Body of Evidence
- Subject: Relearn procedures for shift adaptation
- Unit: AW55-50
- Vehicle Applications: GM, Saturn, Saab, Volvo, Nissan
- Essential Reading: Rebuilder, Diagnostician
- Author: Jeff Parlee
I feel like I have grown up with the transmission industry. The first transmission that I rebuilt was a cast-iron Powerglide that failed in my 1957 Chevy. Rebuilding that transmission successfully turned into a career.
The transmissions of the 1950s through the 1970s were mostly hydraulic. In the 1980s we were seeing more solenoids on transmissions, and in 1989 we saw the Chrysler 604.
The 604 was the first American computer-controlled transmission with adaptive shift strategy. The relearn process was not much different from what it is for today’s transmissions. For those of you who were not in the transmission industry back then, there was no quick-learn procedure for the 604. The quick-learn feature was not available until the mid-’90s. You actually had to drive the car at different throttle openings to relearn the shift adapts, and it could take 30 minutes or more of driving time to get it right.
Today’s cars are not that much different from the early 604 except that there are a couple of new wrinkles. Most of the cars today need a factory scan tool or equivalent to reset the shift adapts to zero. Very few can be reset by disconnecting the battery, but you still have to drive the vehicle to relearn the shift adapts after clearing them.
The shift adapts are used to help compensate for wear in the transmission, allowing the customer to retain the same shift feel that the car had when it was new. As the friction components and valve-body parts wear, the computer bumps up the pressure on that shift to retain the same shift feel.
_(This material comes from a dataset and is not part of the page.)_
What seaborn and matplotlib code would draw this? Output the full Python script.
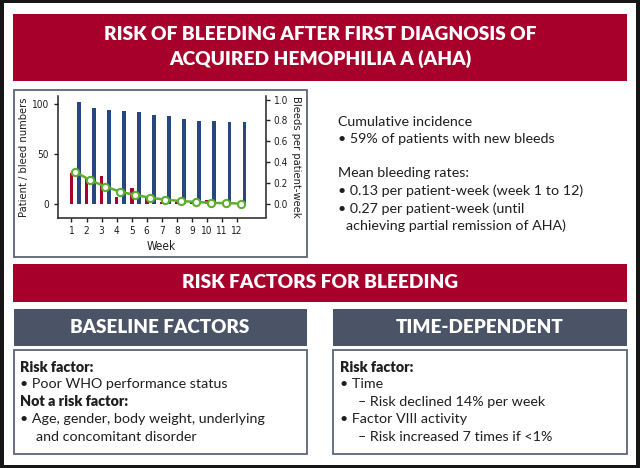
import numpy as np
import pandas as pd
import matplotlib
matplotlib.use("Agg")
import matplotlib.pyplot as plt
from matplotlib.patches import Rectangle
import seaborn as sns

# ---------------- data ----------------
weeks = [1, 2, 3, 4, 5, 6, 7, 8, 9, 10, 11, 12]
patients = [102, 96, 94, 93, 92, 89, 88, 85, 83, 83, 82, 82]
bleeds = [31, 25, 28, 7, 16, 6, 2, 2, 3, 4, 0, 0]
bleed_rate = [0.31, 0.23, 0.17, 0.12, 0.09, 0.063, 0.045, 0.032, 0.024, 0.015, 0.012, 0.008]
left_ticks = [0, 50, 100]
right_ticks = [0.0, 0.2, 0.4, 0.6, 0.8, 1.0]

title_lines = ["RISK OF BLEEDING AFTER FIRST DIAGNOSIS OF", "ACQUIRED HEMOPHILIA A (AHA)"]
section_title = "RISK FACTORS FOR BLEEDING"
left_header = "BASELINE FACTORS"
right_header = "TIME-DEPENDENT"

# ---------------- style ----------------
RED = "#A6002B"
BLUE = "#27477F"
GREEN = "#5DAE32"
SLATE = "#4B5466"
BORDER = "#5A637A"
TEXT = "#1E1E1E"

sns.set_theme(style="ticks")
plt.rcParams["font.family"] = ["Lato", "DejaVu Sans"]
chart_font = dict(family="DejaVu Sans", stretch="condensed")

W, H = 640, 468
fig = plt.figure(figsize=(W / 100, H / 100), dpi=100, facecolor="#161616")


def rect(x0, y0, x1, y1, fc, ec="none", lw=0, z=0):
    fig.add_artist(Rectangle((x0 / W, 1 - y1 / H), (x1 - x0) / W, (y1 - y0) / H,
                             transform=fig.transFigure, facecolor=fc,
                             edgecolor=ec, linewidth=lw, zorder=z))


def txt(x, y, s, **kw):
    kw.setdefault("va", "center")
    kw.setdefault("color", TEXT)
    fig.text(x / W, 1 - y / H, s, **kw)


# page background
rect(4, 3, 636, 465, "white")

# title banner
rect(13, 14, 627, 81, RED)
txt(320, 35, title_lines[0], ha="center", color="white", fontsize=13.8, fontweight="heavy")
txt(320, 58.5, title_lines[1], ha="center", color="white", fontsize=13.8, fontweight="heavy")

# chart box
rect(13.5, 90, 307, 257, "white", BORDER, 1.3)

# ---------------- chart ----------------
ax = fig.add_axes([57.5 / W, 1 - 217.5 / H, 208 / W, (217.5 - 96.5) / H])
ax.set_facecolor("none")
df = pd.DataFrame({"week": weeks, "patients": patients, "bleeds": bleeds, "rate": bleed_rate})
blue_offset = 0.5
line_offset = 0.25
df["week_blue"] = df["week"] + blue_offset
df["week_line"] = df["week"] + line_offset

sns.barplot(data=df, x="week", y="bleeds", native_scale=True, width=0.25,
            color=RED, saturation=1, linewidth=0, ax=ax)
sns.barplot(data=df, x="week_blue", y="patients", native_scale=True, width=0.25,
            color=BLUE, saturation=1, linewidth=0, ax=ax)

ax.set_xlim(0.07, 13.9)
ax.set_ylim(-13, 107)
ax.set_xticks(weeks)
ax.set_xticklabels([str(w) for w in weeks])
ax.set_yticks(left_ticks)
ax.set_xlabel("Week", fontsize=8.5, color=TEXT, **chart_font)
ax.set_ylabel("Patient / bleed numbers", fontsize=8, color=TEXT, **chart_font)
ax.xaxis.set_label_coords(0.5, -0.19)
ax.yaxis.set_label_coords(-0.135, 0.5)
for s in ["top", "right"]:
    ax.spines[s].set_visible(False)
for s in ["left", "bottom"]:
    ax.spines[s].set_color("#222222")
    ax.spines[s].set_linewidth(1.1)
ax.tick_params(axis="both", direction="out", length=3, width=1, color="#222222",
               labelsize=7.2, labelcolor=TEXT, pad=3)
for lab in ax.get_xticklabels() + ax.get_yticklabels():
    lab.set_family("DejaVu Sans")
    lab.set_stretch("condensed")

ax2 = ax.twinx()
sns.lineplot(data=df, x="week_line", y="rate", color=GREEN, linewidth=1.8,
             marker="o", markersize=5.2, markerfacecolor="white",
             markeredgecolor=GREEN, markeredgewidth=1.5, ax=ax2)
ax2.set_ylim(-13 / 104, 107 / 104)
ax2.set_yticks(right_ticks)
ax2.set_yticklabels([f"{t:.1f}" for t in right_ticks])
ax2.set_xlim(0.07, 13.9)
ax2.set_ylabel("Bleeds per patient-week", fontsize=8, color=TEXT,
               rotation=270, va="center", **chart_font)
ax2.yaxis.set_label_coords(1.145, 0.5)
ax2.set_xlabel("")
for s in ["top", "left", "bottom"]:
    ax2.spines[s].set_visible(False)
ax2.spines["right"].set_color("#222222")
ax2.spines["right"].set_linewidth(1.1)
ax2.tick_params(axis="y", direction="out", length=3, width=1, color="#222222",
                labelsize=7.2, labelcolor=TEXT, pad=3)
for lab in ax2.get_yticklabels():
    lab.set_family("DejaVu Sans")
    lab.set_stretch("condensed")

# ---------------- right-hand text ----------------
fs = 10.3
txt(338, 121.5, "Cumulative incidence", fontsize=fs)
txt(338, 139, "\u2022 59% of patients with new bleeds", fontsize=fs)
txt(338, 173, "Mean bleeding rates:", fontsize=fs)
txt(338, 191, "\u2022 0.13 per patient-week (week 1 to 12)", fontsize=fs)
txt(338, 208.5, "\u2022 0.27 per patient-week (until", fontsize=fs)
txt(345.5, 226, "achieving partial remission of AHA)", fontsize=fs)

# ---------------- section banner ----------------
rect(13, 264, 627, 302, RED)
txt(320, 282.5, section_title, ha="center", color="white", fontsize=13.8, fontweight="heavy")

# headers
rect(13.5, 309, 307, 346, SLATE)
rect(333, 309, 627, 346, SLATE)
txt(160, 327.5, left_header, ha="center", color="white", fontsize=13.6, fontweight="heavy")
txt(480, 327.5, right_header, ha="center", color="white", fontsize=13.6, fontweight="heavy")

# content boxes
rect(13.5, 349.5, 307, 454, "white", BORDER, 1.3)
rect(333, 349.5, 627, 454, "white", BORDER, 1.3)

txt(19.5, 368, "Risk factor:", fontsize=fs, fontweight="heavy")
txt(19.5, 384.5, "\u2022 Poor WHO performance status", fontsize=fs)
txt(19.5, 402, "Not a risk factor:", fontsize=fs, fontweight="heavy")
txt(19.5, 419, "\u2022 Age, gender, body weight, underlying", fontsize=fs)
txt(35.5, 437, "and concomitant disorder", fontsize=fs)

txt(339.5, 368, "Risk factor:", fontsize=fs, fontweight="heavy")
txt(339.5, 384.5, "\u2022 Time", fontsize=fs)
txt(358.5, 402, "\u2013 Risk declined 14% per week", fontsize=fs)
txt(339.5, 419, "\u2022 Factor VIII activity", fontsize=fs)
txt(358.5, 437, "\u2013 Risk increased 7 times if <1%", fontsize=fs)

fig.savefig("out.png", dpi=100, facecolor=fig.get_facecolor())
When the valve body is replaced or the transmission is rebuilt or replaced, the shift adapts may be high (depends on how worn the transmission was). When the shift adapts are high and the transmission/valve-body wear has been corrected, the shifts and engagements can be harsh or binding may occur. Most computers can adapt the pressures down with a lot of driving, but the process is painfully slow and some manufacturers recommend against driving the car until the shift adapts have been cleared to avoid transmission damage.
Let’s look at the AW55-50, used by GM, Saturn, Saab, Volvo and Nissan in the U.S.
- The shift adapts in the GM, Saturn and Saab can be cleared by disconnecting the battery cables, taping them together and turning on the headlamps. This will drain any power from the TCM. After about 10 minutes, reconnect the battery, start the car, allow it to get to operating temperature and clear any trouble codes.
- The Nissans and Volvos will need a factory scan tool or equivalent to clear the shift adapts. Nissan refers to clearing the shift adapts as “initializing the TCM.” The Nissan and Volvo shift adapts cannot be cleared by disconnecting the battery.
- After the shift adapts have been cleared the vehicle will need to be driven to relearn the proper shift adapts. The following is the procedure for relearning the shift adapts.
- N-D engagement adaptation: Shift from neutral to drive, wait three seconds, shift back to neutral. Repeat five times.
- N-R engagement adaptation: Shift from neutral to reverse, wait three seconds, shift back to neutral. Repeat five times.
- Upshift and downshift adaptation: In the drive position, accelerate from a stop at light throttle – about 15%-20% throttle angle – to fourth gear. Decelerate while braking lightly, using a minimum of 14 seconds to come to a full stop. Repeat five times. In the drive position, accelerate from a stop at a throttle opening of 50%-55% all the way to fifth gear. Decelerate while braking lightly so that each downshift is felt. Repeat five times.
- 2-1 downshift adaptation: With the shifter in the intermediate range, accelerate above 16 mph, release the throttle, then manually shift to low range and come to a stop. Repeat 10 times.
When performing the relearn procedure on any vehicle, remember that the transmission must be within the temperature specification for relearning to occur, and there can be no codes present or the TCM will not relearn.
The owner of the AAMCO shop in Turnersville, N.J., Richard Roth, recently told me that the shop works on a lot of Nissans with the 55-50 and he has found a procedure that works for him. He has his R&R man fill the transmission and allow the engine and transmission to get to operating temperature. The technician is instructed not to operate the transmission on the lift, just fill it. Once it’s at operating temperature, Richard drives the vehicle as instructed above and continues to drive it for 30-45 minutes until the shifts feel good. Richard says he has had to take only one vehicle to the dealer to have the shift adapts cleared since he started doing this. Richard makes the point that you have to be patient; some take longer than others to relearn.
What started out as TV linkage and vacuum modulators in the ’50s and ’60s are now sensors, solenoids and computers to perform the same tasks. I guess the only constant in this industry is change.
Jeff Parlee is director of product support at ValveBody Xpress.